Written instruction =>
Exactly and only the lines from the first entry through the line with "xs = list(range(len(categories)))" should be copied, both ends included, with no pictures.

▼▼▼

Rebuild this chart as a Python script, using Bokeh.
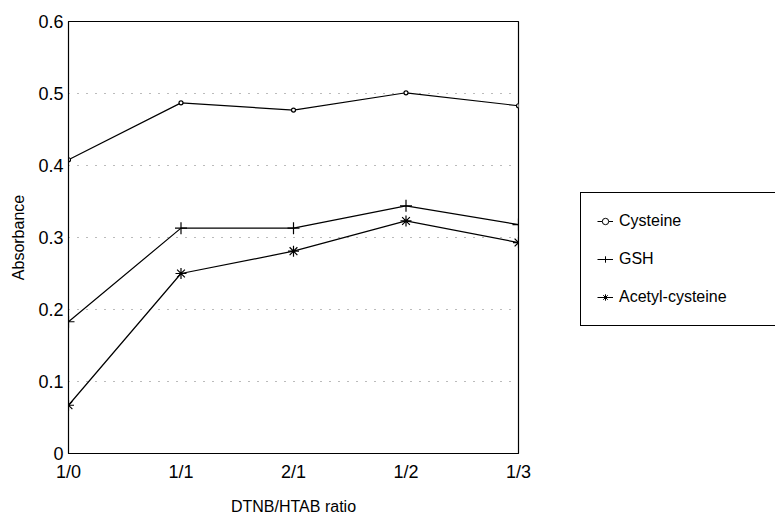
from bokeh.plotting import figure
from bokeh.models import Range1d, FixedTicker, Legend, LegendItem
from bokeh.layouts import row
from bokeh.embed import file_html
from bokeh.resources import INLINE

categories = ["1/0", "1/1", "2/1", "1/2", "1/3"]
cysteine = [0.408, 0.487, 0.477, 0.501, 0.483]
gsh = [0.183, 0.313, 0.313, 0.344, 0.318]
acetyl = [0.067, 0.250, 0.281, 0.323, 0.293]
y_ticks = [0, 0.1, 0.2, 0.3, 0.4, 0.5, 0.6]
y_tick_labels = ["0", "0.1", "0.2", "0.3", "0.4", "0.5", "0.6"]
series_names = ["Cysteine", "GSH", "Acetyl-cysteine"]

FONT = "Liberation Sans"
xs = list(range(len(categories)))

p = figure(width=540, height=525, output_backend="svg", toolbar_location=None,
           x_range=Range1d(0, len(categories) - 1), y_range=Range1d(0, 0.6),
           min_border_left=68, min_border_right=22, min_border_top=21, min_border_bottom=72)
p.background_fill_color = "white"
p.border_fill_color = "white"
p.outline_line_color = "black"
p.outline_line_width = 1.2

p.xaxis.ticker = FixedTicker(ticks=xs)
p.xaxis.major_label_overrides = {i: c for i, c in enumerate(categories)}
p.yaxis.ticker = FixedTicker(ticks=y_ticks)
p.yaxis.major_label_overrides = {t: l for t, l in zip(y_ticks, y_tick_labels)}

for ax in (p.xaxis[0], p.yaxis[0]):
    ax.axis_line_color = "black"
    ax.major_tick_line_color = None
    ax.minor_tick_line_color = None
    ax.major_tick_out = 0
    ax.major_tick_in = 0
    ax.major_label_text_font = FONT
    ax.major_label_text_font_size = "18px"
    ax.major_label_text_color = "black"
    ax.axis_label_text_font = FONT
    ax.axis_label_text_font_size = "16px"
    ax.axis_label_text_font_style = "normal"
    ax.axis_label_text_color = "black"

p.xaxis.axis_label = "DTNB/HTAB ratio"
p.yaxis.axis_label = "Absorbance"
p.xaxis.major_label_standoff = 8
p.xaxis.axis_label_standoff = 13
p.yaxis.major_label_standoff = 5
p.yaxis.axis_label_standoff = 8

p.xgrid.grid_line_color = None
p.ygrid.grid_line_color = "#777777"
p.ygrid.grid_line_dash = "1 8"
p.ygrid.grid_line_width = 1

styles = [
    dict(marker="circle", size=4, fill_color="white"),
    dict(marker="cross", size=12, fill_color=None),
    dict(marker="asterisk", size=11, fill_color=None),
]

for ys, st in zip([cysteine, gsh, acetyl], styles):
    p.line(xs, ys, line_color="black", line_width=1.2)
    p.scatter(xs, ys, line_color="black", line_width=1.2, **st)

# Legend panel to the right (glyph proxies sit outside the visible range)
p2 = figure(width=235, height=525, output_backend="svg", toolbar_location=None,
            x_range=Range1d(0, 1), y_range=Range1d(0, 1),
            min_border_left=0, min_border_right=0, min_border_top=0, min_border_bottom=0)
p2.axis.visible = False
p2.grid.grid_line_color = None
p2.outline_line_color = None
p2.background_fill_color = "white"
p2.border_fill_color = "white"

items = []
for name, st in zip(series_names, styles):
    lr = p2.line([-5, -4], [-5, -4], line_color="black", line_width=1)
    sr = p2.scatter([-5], [-5], line_color="black", line_width=1, **st)
    items.append(LegendItem(label=name, renderers=[lr, sr]))

legend = Legend(items=items, location=(40, 127))
legend.label_text_font = FONT
legend.label_text_font_size = "16px"
legend.label_text_color = "black"
legend.border_line_color = "black"
legend.border_line_alpha = 1
legend.border_line_width = 1
legend.glyph_width = 16
legend.glyph_height = 24
legend.label_height = 24
legend.label_width = 146
legend.spacing = 14
legend.padding = 16
legend.margin = 0
legend.label_standoff = 6
legend.background_fill_alpha = 1
p2.add_layout(legend, "center")

layout = row(p, p2, spacing=0)
open("out.html", "w").write(file_html(layout, INLINE))
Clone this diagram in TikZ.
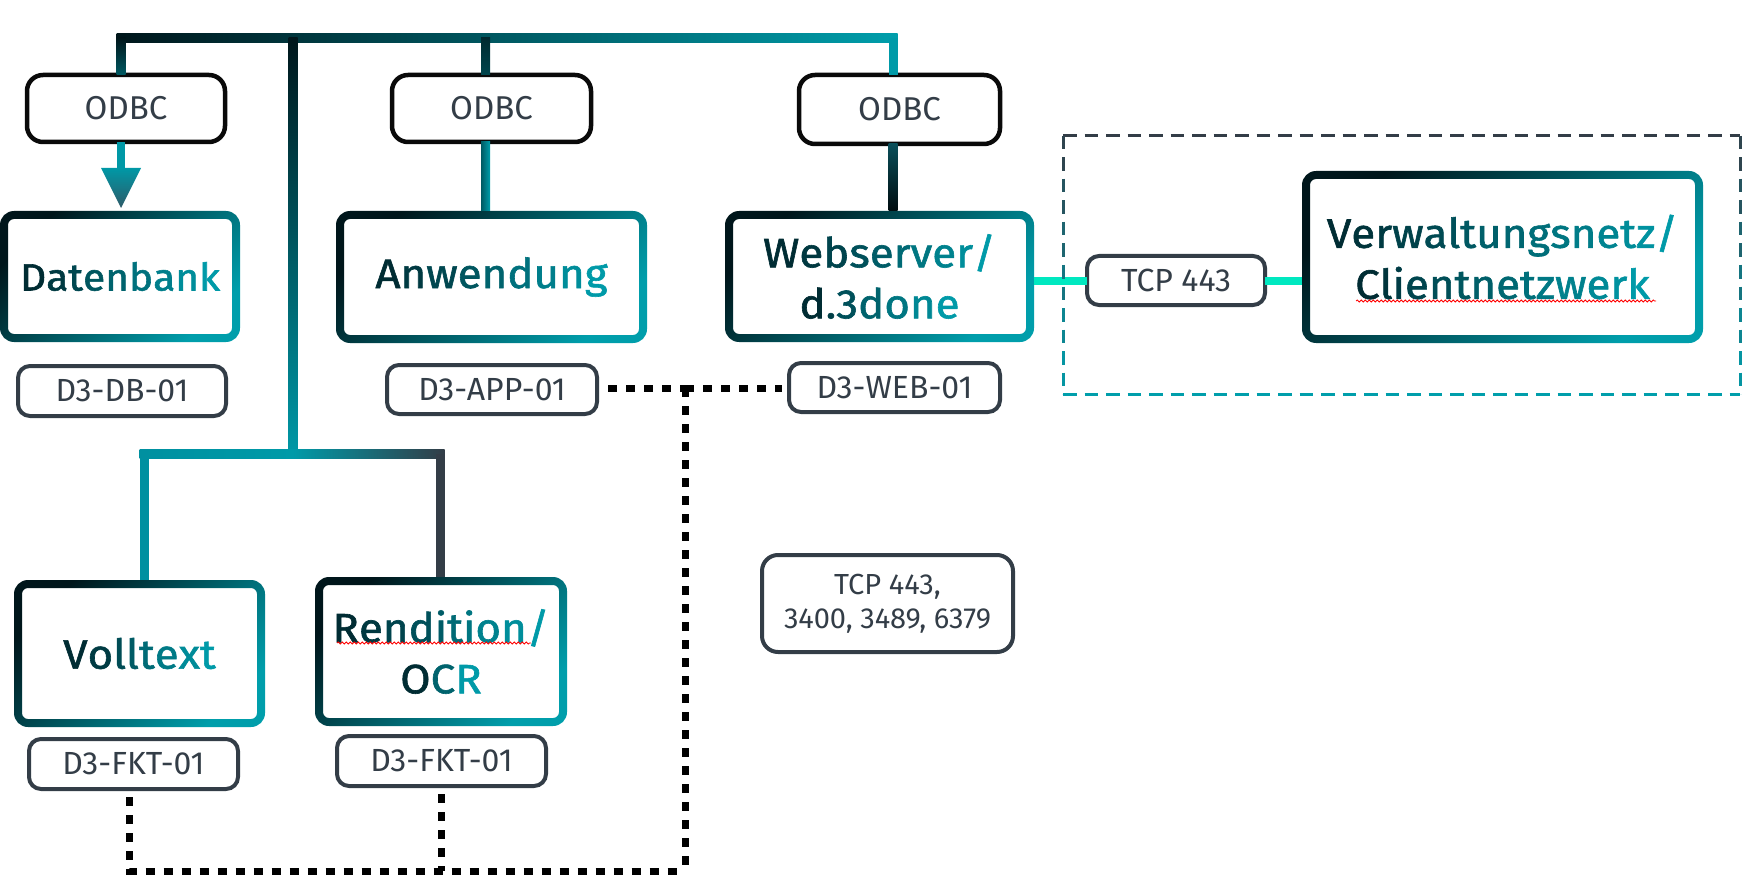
\documentclass[tikz,border=0pt]{standalone}
\usepackage{fontspec}
\setmainfont{Fira Sans}
\newfontfamily\bigf[FakeBold=1.5,FakeStretch=1.07]{Fira Sans}
\usetikzlibrary{calc,decorations.pathmorphing}
\definecolor{gdark}{HTML}{00161B}
\definecolor{gteal}{HTML}{009EAB}
\definecolor{tdark}{HTML}{002C33}
\definecolor{tteal}{HTML}{009AA8}
\definecolor{lgray}{HTML}{333D47}
\definecolor{mint}{HTML}{00E8C0}
\definecolor{obk}{HTML}{0A0A0A}
\definecolor{shaftteal}{HTML}{0098A6}
\definecolor{headbot}{HTML}{2E5A68}
\definecolor{midteal}{HTML}{005A63}
\definecolor{lowteal}{HTML}{0090A0}
\definecolor{odbctwo}{HTML}{002A30}
\definecolor{odbctwob}{HTML}{00454D}
\definecolor{webtop}{HTML}{0A4F5A}
\definecolor{webbot}{HTML}{000C0F}

\ExplSyntaxOn
\NewDocumentCommand\gtext{m}{
  \int_set:Nn \l_tmpa_int {\tl_count:n {#1}}
  \int_zero:N \l_tmpb_int
  \tl_map_inline:nn {#1} {
    \tl_set:Nx \l_tmpa_tl {\int_eval:n{ (\l_tmpb_int)*100/(\l_tmpa_int-1) }}
    \int_incr:N \l_tmpb_int
    \color{tteal!\l_tmpa_tl!tdark}##1
  }
}
\ExplSyntaxOff

\newcommand\ringbox[1]{%
  \shade[ring] [rounded corners=7pt] (#1.north west) rectangle (#1.south east)
    [rounded corners=3pt] ([shift={(4pt,-4pt)}]#1.north west) rectangle ([shift={(-4pt,4pt)}]#1.south east);}

\tikzset{
  big/.style={inner sep=0, outer sep=0, align=center, font=\bigf\fontsize{20.5}{25.5}\selectfont},
  odbc/.style={draw=obk, line width=2.25pt, rounded corners=8pt, inner sep=0, outer sep=0, text=lgray, font=\fontsize{16.5}{19}\selectfont},
  lab/.style={draw=lgray, line width=2pt, rounded corners=6pt, inner sep=0, outer sep=0, text=lgray, font=\fontsize{16}{19}\selectfont},
  ring/.style={even odd rule, top color=gdark, bottom color=gteal, shading angle=45},
  dots/.style={black, line width=3.5pt, dash pattern=on 4.5pt off 4.5pt},
  wavy/.style={red, line width=0.4pt, decorate, decoration={snake, amplitude=0.5pt, segment length=2pt}},
}

\begin{document}
\begin{tikzpicture}[x=0.5pt, y=-0.5pt]
\useasboundingbox (0,0) rectangle (1755,893);

% big boxes
\node[big, font=\bigf\fontsize{19}{25.5}\selectfont, minimum width=120pt, minimum height=65.5pt] (db) at (120,276.5) {\gtext{Datenbank}};
\node[big, minimum width=155.5pt, minimum height=66pt] (app) at (491.5,277) {\gtext{Anwendung}};
\node[big, minimum width=154.5pt, minimum height=65.5pt] (web) at (879.5,276.5) {\gtext{Webserver/}\\\gtext{d.3done}};
\node[big, minimum width=200.5pt, minimum height=86pt] (verw) at (1502.5,257) {\gtext{Verwaltungsnetz/}\\\gtext{Clientnetzwerk}};
\node[big, minimum width=125.5pt, minimum height=73.5pt] (vt) at (139.5,653.5) {\gtext{Volltext}};
\node[big, minimum width=126pt, minimum height=74.5pt] (rend) at (441,651.5) {\gtext{Rendition/}\\\gtext{OCR}};
\foreach \n in {db,app,web,verw,vt,rend}{\ringbox{\n}}

% ODBC boxes
\node[odbc, minimum width=99pt, minimum height=33.5pt] (odbc1) at (126,108.5) {ODBC};
\node[odbc, minimum width=99.5pt, minimum height=33.5pt] (odbc2) at (491.5,108.5) {ODBC};
\node[odbc, minimum width=100.5pt, minimum height=34.5pt] (odbc3) at (899.5,109.5) {ODBC};

% labels
\node[lab, minimum width=104pt, minimum height=25pt] (lbdb) at (122,391) {D3-DB-01};
\node[lab, minimum width=105pt, minimum height=24.5pt] (lbapp) at (492,389.5) {D3-APP-01};
\node[lab, minimum width=105.5pt, minimum height=24.5pt] (lbweb) at (894.5,387.5) {D3-WEB-01};
\node[lab, minimum width=104.5pt, minimum height=25pt] (lbfa) at (133.5,764) {D3-FKT-01};
\node[lab, minimum width=104.5pt, minimum height=25pt] (lbfb) at (441.5,761) {D3-FKT-01};
\node[lab, minimum width=89pt, minimum height=24.5pt] (tcp) at (1176,280.5) {TCP 443};
\node[lab, minimum width=125.5pt, minimum height=48.5pt, rounded corners=8pt, font=\fontsize{14.5}{17}\selectfont, align=center] (tcpm) at (887.5,603.5) {TCP 443,\\3400, 3489, 6379};

% junctions
\coordinate (tl) at (121,38);
\coordinate (tk) at (293,38);
\coordinate (t2) at (485.5,38);
\coordinate (tr) at (893,38);
\coordinate (lk) at (293,454);
\coordinate (ll) at (144,454);
\coordinate (lr) at (440,454);

% top bus
\shade[left color=gdark, right color=gteal] ($(tl)+(-4.5,-4.5)$) rectangle ($(tr)+(4.5,4.5)$);
% to ODBC1 and arrow to Datenbank
\shade[top color=gdark, bottom color=midteal] ($(tl)+(-4.5,0)$) rectangle ($(tl |- odbc1.north)+(4.5,0)$);
\fill[shaftteal] ($(tl |- odbc1.south)+(-4,0)$) rectangle ($(tl |- db.north)+(4,-42)$);
\shade[top color=shaftteal, bottom color=headbot] ($(tl |- db.north)+(-20,-43)$) -- ($(tl |- db.north)+(20,-43)$) -- ($(tl |- db.north)+(0,-3)$) -- cycle;
% trunk
\shade[top color=gdark, bottom color=shaftteal] ($(tk)+(-4.5,0)$) rectangle ($(lk)+(4.5,0)$);
% lower bus
\shade[left color=lowteal, right color=tteal] ($(ll)+(-4.5,-4.5)$) rectangle ($(lk)+(0,4.5)$);
\shade[left color=tteal, right color=lgray] ($(lk)+(0,-4.5)$) rectangle ($(lr)+(4.5,4.5)$);
\fill[lowteal] ($(ll)+(-4.5,0)$) rectangle ($(ll |- vt.north)+(4.5,0)$);
\fill[lgray] ($(lr)+(-4.5,0)$) rectangle ($(lr |- rend.north)+(4.5,0)$);
% ODBC2
\shade[top color=odbctwo, bottom color=odbctwob] ($(t2)+(-4.5,0)$) rectangle ($(t2 |- odbc2.north)+(4.5,0)$);
\shade[left color=midteal, right color=gteal] ($(t2 |- odbc2.south)+(-4.5,0)$) rectangle ($(t2 |- app.north)+(4.5,0)$);
% ODBC3
\fill[tteal] ($(tr)+(-4.5,0)$) rectangle ($(tr |- odbc3.north)+(4.5,0)$);
\shade[top color=webtop, bottom color=webbot] ($(tr |- odbc3.south)+(-4.5,0)$) rectangle ($(tr |- web.north)+(4.5,0)$);

% mint links
\draw[mint, line width=4pt] (tcp.west) -- (tcp.west -| web.east);
\draw[mint, line width=4pt] (tcp.east) -- (tcp.east -| verw.west);

% dotted links
\coordinate (dj) at (685,388);
\coordinate (dbr) at (685,871);
\draw[dots] ([xshift=5.5pt]lbapp.east |- dj) -- (dj);
\draw[dots] (dj) -- ([xshift=-3.5pt]lbweb.west |- dj);
\draw[dots] (dj) -- (dbr);
\draw[dots] ([xshift=-2pt,yshift=-4pt]lbfa.south) |- (dbr);
\draw[dots] ([yshift=-4pt]lbfb.south) -- (lbfb.south |- dbr);

% dashed zone
\draw[lgray, line width=1.5pt, dash pattern=on 6.75pt off 4pt] (1063,136) -- (1740,136);
\draw[gteal, line width=1.5pt, dash pattern=on 6.75pt off 4pt] (1063,394) -- (1740,394);
\foreach \k in {0,...,5}{
  \pgfmathtruncatemacro\p{(\k+0.5)*100/6}
  \draw[color=gteal!\p!lgray, line width=1.5pt, dash pattern=on 6.75pt off 4pt] (1063,{136+43*\k}) -- (1063,{179+43*\k});
  \draw[color=gteal!\p!lgray, line width=1.5pt, dash pattern=on 6.75pt off 4pt] (1740,{136+43*\k}) -- (1740,{179+43*\k});
}

% spell-check underlines
\draw[wavy] (1356,301) -- (1656,301);
\draw[wavy] (337,643) -- (531,643);
\end{tikzpicture}
\end{document}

▲▲▲

Response =>
Rebuild this chart as a Python script, using Bokeh.
from bokeh.plotting import figure
from bokeh.models import Range1d, FixedTicker, Legend, LegendItem
from bokeh.layouts import row
from bokeh.embed import file_html
from bokeh.resources import INLINE

categories = ["1/0", "1/1", "2/1", "1/2", "1/3"]
cysteine = [0.408, 0.487, 0.477, 0.501, 0.483]
gsh = [0.183, 0.313, 0.313, 0.344, 0.318]
acetyl = [0.067, 0.250, 0.281, 0.323, 0.293]
y_ticks = [0, 0.1, 0.2, 0.3, 0.4, 0.5, 0.6]
y_tick_labels = ["0", "0.1", "0.2", "0.3", "0.4", "0.5", "0.6"]
series_names = ["Cysteine", "GSH", "Acetyl-cysteine"]

FONT = "Liberation Sans"
xs = list(range(len(categories)))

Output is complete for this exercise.